■ **Problem requirements**
Look through the material below and copy exactly the lines from the line with "Output the Python" to the line with "ax.set_ylim(-3.5, 105)", those two lines included.

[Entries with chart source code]
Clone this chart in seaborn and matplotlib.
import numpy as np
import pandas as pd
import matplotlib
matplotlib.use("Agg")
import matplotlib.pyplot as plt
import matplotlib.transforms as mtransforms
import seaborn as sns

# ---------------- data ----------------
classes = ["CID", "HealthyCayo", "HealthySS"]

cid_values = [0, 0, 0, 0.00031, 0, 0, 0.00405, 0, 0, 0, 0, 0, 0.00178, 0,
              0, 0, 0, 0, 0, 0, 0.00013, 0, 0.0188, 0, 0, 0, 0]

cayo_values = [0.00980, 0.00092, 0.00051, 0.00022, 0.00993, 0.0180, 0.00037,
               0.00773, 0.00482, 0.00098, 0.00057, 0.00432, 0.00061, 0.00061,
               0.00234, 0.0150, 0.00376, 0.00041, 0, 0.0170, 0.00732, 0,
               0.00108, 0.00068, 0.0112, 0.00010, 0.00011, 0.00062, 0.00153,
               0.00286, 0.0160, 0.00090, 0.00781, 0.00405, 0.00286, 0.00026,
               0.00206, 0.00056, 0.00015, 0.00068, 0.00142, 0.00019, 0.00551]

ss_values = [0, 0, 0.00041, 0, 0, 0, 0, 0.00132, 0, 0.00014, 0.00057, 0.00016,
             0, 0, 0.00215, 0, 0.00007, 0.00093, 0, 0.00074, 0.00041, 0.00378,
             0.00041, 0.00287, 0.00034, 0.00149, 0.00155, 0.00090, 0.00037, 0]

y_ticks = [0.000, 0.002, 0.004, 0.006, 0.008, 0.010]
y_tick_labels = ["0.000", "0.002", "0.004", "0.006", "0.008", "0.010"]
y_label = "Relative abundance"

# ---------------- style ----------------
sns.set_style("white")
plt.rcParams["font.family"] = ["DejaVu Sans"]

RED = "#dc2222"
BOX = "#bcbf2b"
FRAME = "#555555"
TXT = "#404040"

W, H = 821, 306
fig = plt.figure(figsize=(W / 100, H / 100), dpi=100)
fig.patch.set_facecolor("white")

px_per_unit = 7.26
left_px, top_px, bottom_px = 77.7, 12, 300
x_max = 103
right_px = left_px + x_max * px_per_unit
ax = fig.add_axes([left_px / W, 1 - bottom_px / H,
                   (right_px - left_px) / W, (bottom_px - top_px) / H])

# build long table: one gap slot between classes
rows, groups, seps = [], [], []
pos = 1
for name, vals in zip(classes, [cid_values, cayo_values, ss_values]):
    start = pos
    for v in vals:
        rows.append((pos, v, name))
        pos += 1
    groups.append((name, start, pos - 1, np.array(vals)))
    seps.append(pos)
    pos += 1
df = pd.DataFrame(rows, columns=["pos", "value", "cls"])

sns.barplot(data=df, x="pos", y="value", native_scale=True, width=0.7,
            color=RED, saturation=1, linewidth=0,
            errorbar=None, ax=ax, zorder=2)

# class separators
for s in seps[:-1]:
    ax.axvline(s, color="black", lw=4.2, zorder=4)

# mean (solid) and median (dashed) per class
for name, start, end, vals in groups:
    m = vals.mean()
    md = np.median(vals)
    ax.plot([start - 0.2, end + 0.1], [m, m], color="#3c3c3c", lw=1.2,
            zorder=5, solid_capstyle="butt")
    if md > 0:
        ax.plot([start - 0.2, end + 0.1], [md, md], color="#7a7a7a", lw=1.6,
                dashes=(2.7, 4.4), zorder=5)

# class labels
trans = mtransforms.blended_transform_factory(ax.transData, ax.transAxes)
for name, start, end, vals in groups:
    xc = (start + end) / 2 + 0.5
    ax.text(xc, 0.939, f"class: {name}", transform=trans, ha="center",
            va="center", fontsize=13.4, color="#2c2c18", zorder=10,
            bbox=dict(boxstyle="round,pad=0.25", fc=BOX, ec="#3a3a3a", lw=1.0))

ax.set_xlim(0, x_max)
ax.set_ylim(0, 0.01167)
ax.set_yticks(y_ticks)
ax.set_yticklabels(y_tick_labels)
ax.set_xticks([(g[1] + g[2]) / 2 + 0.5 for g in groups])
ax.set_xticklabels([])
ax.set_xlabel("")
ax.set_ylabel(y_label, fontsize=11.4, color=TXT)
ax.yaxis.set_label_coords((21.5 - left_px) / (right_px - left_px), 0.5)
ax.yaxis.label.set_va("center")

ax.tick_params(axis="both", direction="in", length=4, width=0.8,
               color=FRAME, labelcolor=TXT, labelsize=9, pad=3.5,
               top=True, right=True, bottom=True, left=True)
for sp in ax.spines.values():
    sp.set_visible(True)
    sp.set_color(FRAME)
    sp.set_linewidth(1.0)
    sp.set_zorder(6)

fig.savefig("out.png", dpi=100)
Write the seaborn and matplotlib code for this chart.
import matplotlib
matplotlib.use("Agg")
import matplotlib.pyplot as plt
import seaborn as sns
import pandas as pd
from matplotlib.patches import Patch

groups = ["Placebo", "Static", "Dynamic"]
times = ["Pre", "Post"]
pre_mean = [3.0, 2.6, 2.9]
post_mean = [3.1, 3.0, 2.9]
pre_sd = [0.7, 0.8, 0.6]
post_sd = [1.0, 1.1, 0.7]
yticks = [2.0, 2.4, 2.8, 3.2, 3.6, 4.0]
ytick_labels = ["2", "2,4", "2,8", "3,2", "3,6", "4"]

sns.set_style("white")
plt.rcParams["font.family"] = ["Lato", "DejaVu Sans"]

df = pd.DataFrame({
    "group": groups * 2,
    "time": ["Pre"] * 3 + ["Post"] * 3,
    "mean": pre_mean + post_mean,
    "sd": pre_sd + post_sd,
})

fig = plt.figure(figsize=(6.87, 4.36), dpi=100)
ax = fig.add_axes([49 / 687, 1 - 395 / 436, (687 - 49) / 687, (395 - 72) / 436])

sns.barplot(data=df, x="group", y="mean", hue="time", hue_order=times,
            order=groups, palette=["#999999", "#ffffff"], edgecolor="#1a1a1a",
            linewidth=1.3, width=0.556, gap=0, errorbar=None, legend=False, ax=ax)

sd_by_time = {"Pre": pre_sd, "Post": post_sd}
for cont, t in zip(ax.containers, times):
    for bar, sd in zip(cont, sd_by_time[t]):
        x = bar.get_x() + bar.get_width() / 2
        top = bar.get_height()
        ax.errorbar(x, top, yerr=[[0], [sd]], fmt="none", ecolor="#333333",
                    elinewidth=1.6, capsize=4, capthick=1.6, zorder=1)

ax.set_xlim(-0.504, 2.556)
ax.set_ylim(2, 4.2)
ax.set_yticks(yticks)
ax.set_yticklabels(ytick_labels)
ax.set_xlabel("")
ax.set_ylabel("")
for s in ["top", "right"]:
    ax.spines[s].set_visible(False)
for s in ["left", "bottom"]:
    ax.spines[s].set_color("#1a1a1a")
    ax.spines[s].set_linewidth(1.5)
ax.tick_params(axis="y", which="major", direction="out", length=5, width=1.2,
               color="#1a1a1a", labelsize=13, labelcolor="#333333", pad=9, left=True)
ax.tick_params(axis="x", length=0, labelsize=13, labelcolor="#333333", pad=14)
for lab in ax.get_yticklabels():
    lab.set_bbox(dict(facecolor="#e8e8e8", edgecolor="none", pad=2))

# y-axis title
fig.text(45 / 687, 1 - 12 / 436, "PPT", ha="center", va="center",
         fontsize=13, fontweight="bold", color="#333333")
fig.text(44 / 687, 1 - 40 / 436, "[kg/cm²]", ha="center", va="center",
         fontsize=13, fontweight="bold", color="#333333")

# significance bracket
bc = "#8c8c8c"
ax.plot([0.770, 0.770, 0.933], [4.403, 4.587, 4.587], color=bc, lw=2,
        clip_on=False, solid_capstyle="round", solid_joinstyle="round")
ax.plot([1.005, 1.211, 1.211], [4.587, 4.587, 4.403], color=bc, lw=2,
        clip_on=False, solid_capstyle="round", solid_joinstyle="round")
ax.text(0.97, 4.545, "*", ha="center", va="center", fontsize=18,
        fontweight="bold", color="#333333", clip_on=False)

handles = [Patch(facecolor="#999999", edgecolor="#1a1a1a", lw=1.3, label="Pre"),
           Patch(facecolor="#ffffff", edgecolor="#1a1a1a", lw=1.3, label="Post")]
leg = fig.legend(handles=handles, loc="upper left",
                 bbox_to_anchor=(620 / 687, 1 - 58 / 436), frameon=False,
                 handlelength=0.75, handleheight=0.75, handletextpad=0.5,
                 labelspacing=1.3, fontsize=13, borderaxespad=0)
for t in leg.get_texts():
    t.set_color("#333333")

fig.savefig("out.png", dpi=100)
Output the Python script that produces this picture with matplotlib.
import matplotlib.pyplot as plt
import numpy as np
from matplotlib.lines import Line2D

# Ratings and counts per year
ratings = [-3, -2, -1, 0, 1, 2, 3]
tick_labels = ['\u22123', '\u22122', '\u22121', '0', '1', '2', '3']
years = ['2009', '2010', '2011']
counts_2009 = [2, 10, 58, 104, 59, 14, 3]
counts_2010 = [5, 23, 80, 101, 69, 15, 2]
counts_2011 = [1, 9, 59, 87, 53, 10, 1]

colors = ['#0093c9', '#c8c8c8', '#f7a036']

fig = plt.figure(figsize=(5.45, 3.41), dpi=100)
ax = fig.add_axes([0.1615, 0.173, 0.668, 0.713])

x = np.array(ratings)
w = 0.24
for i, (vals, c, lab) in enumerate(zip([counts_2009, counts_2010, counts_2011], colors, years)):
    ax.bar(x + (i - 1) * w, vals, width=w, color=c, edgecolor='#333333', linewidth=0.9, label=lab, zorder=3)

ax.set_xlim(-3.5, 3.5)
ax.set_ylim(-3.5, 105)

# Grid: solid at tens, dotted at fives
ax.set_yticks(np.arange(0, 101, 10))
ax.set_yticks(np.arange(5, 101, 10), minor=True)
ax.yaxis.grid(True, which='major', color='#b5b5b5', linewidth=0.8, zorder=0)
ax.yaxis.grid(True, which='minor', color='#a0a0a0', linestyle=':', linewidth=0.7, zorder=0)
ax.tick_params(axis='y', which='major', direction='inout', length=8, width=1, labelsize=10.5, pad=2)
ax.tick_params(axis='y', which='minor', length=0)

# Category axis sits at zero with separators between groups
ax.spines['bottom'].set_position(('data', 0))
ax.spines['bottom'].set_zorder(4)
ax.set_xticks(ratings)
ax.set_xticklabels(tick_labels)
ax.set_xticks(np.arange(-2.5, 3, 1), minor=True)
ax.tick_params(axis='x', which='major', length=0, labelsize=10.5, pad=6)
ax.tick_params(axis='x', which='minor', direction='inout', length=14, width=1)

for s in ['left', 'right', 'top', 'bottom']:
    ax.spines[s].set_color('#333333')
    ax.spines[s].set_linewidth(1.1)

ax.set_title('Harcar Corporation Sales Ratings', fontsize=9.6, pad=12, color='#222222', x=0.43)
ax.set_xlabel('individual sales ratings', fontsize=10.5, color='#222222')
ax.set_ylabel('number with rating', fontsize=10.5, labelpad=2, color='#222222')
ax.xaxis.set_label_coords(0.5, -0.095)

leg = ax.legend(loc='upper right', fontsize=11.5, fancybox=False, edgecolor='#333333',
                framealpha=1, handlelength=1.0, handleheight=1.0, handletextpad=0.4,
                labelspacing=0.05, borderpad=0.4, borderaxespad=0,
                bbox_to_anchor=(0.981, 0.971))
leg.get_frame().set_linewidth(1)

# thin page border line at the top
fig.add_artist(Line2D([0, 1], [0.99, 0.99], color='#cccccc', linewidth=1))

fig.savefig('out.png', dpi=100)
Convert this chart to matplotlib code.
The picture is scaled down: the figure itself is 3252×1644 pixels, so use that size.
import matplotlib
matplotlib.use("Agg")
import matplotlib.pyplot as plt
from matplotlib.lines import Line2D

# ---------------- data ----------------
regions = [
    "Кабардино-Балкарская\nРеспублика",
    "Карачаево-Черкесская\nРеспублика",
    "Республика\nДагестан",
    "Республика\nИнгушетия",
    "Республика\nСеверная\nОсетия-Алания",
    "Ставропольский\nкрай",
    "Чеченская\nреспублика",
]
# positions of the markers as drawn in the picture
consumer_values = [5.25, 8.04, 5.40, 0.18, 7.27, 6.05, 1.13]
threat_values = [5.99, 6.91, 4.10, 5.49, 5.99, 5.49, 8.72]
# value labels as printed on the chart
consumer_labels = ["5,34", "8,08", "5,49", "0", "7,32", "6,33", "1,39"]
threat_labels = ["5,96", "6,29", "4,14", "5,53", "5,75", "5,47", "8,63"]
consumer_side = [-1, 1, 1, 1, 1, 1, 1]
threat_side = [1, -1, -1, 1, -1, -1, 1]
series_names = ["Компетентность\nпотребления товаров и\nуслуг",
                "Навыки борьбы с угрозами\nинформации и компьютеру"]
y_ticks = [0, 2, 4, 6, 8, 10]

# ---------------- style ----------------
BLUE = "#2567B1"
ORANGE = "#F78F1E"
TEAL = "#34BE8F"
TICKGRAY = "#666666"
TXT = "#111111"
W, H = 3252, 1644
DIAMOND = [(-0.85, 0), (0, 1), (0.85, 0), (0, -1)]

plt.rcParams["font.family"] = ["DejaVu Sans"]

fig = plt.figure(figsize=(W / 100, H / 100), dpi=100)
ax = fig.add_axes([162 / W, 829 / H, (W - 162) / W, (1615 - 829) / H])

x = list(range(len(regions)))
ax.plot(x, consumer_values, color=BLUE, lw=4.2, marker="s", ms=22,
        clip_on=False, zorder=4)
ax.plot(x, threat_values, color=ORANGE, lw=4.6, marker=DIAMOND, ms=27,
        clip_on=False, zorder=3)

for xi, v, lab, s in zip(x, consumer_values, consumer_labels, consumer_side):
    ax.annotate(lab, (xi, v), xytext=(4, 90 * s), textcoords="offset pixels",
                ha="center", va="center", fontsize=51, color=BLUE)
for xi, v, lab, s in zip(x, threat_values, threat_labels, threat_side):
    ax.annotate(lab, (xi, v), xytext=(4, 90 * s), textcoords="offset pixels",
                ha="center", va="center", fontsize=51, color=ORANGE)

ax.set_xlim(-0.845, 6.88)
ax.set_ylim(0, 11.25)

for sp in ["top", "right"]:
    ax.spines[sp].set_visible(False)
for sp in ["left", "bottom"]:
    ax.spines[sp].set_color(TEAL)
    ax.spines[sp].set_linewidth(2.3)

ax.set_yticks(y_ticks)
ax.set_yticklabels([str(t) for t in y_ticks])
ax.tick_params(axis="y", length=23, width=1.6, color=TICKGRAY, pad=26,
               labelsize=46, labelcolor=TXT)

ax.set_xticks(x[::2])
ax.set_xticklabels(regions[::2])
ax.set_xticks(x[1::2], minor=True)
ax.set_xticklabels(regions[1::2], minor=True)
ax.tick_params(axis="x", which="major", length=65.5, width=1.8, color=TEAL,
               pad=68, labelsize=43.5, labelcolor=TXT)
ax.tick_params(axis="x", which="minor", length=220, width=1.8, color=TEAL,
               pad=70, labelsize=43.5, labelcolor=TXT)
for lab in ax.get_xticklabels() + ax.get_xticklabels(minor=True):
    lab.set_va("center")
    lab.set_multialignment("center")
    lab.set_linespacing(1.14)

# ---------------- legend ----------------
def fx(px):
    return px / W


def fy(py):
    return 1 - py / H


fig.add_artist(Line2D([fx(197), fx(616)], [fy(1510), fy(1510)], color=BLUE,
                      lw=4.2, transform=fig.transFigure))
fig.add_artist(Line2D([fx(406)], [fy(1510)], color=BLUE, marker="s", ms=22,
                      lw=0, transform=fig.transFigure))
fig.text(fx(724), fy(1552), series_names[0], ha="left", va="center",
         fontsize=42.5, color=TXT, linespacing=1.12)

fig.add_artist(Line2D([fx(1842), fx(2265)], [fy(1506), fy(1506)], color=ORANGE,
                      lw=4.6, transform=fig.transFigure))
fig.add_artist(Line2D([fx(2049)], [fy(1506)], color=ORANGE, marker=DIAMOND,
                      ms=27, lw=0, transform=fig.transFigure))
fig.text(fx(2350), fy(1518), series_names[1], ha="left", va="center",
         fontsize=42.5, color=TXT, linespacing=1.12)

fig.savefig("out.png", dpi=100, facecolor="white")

■ **Solution**
Output the Python script that produces this picture with matplotlib.
import matplotlib.pyplot as plt
import numpy as np
from matplotlib.lines import Line2D

# Ratings and counts per year
ratings = [-3, -2, -1, 0, 1, 2, 3]
tick_labels = ['\u22123', '\u22122', '\u22121', '0', '1', '2', '3']
years = ['2009', '2010', '2011']
counts_2009 = [2, 10, 58, 104, 59, 14, 3]
counts_2010 = [5, 23, 80, 101, 69, 15, 2]
counts_2011 = [1, 9, 59, 87, 53, 10, 1]

colors = ['#0093c9', '#c8c8c8', '#f7a036']

fig = plt.figure(figsize=(5.45, 3.41), dpi=100)
ax = fig.add_axes([0.1615, 0.173, 0.668, 0.713])

x = np.array(ratings)
w = 0.24
for i, (vals, c, lab) in enumerate(zip([counts_2009, counts_2010, counts_2011], colors, years)):
    ax.bar(x + (i - 1) * w, vals, width=w, color=c, edgecolor='#333333', linewidth=0.9, label=lab, zorder=3)

ax.set_xlim(-3.5, 3.5)
ax.set_ylim(-3.5, 105)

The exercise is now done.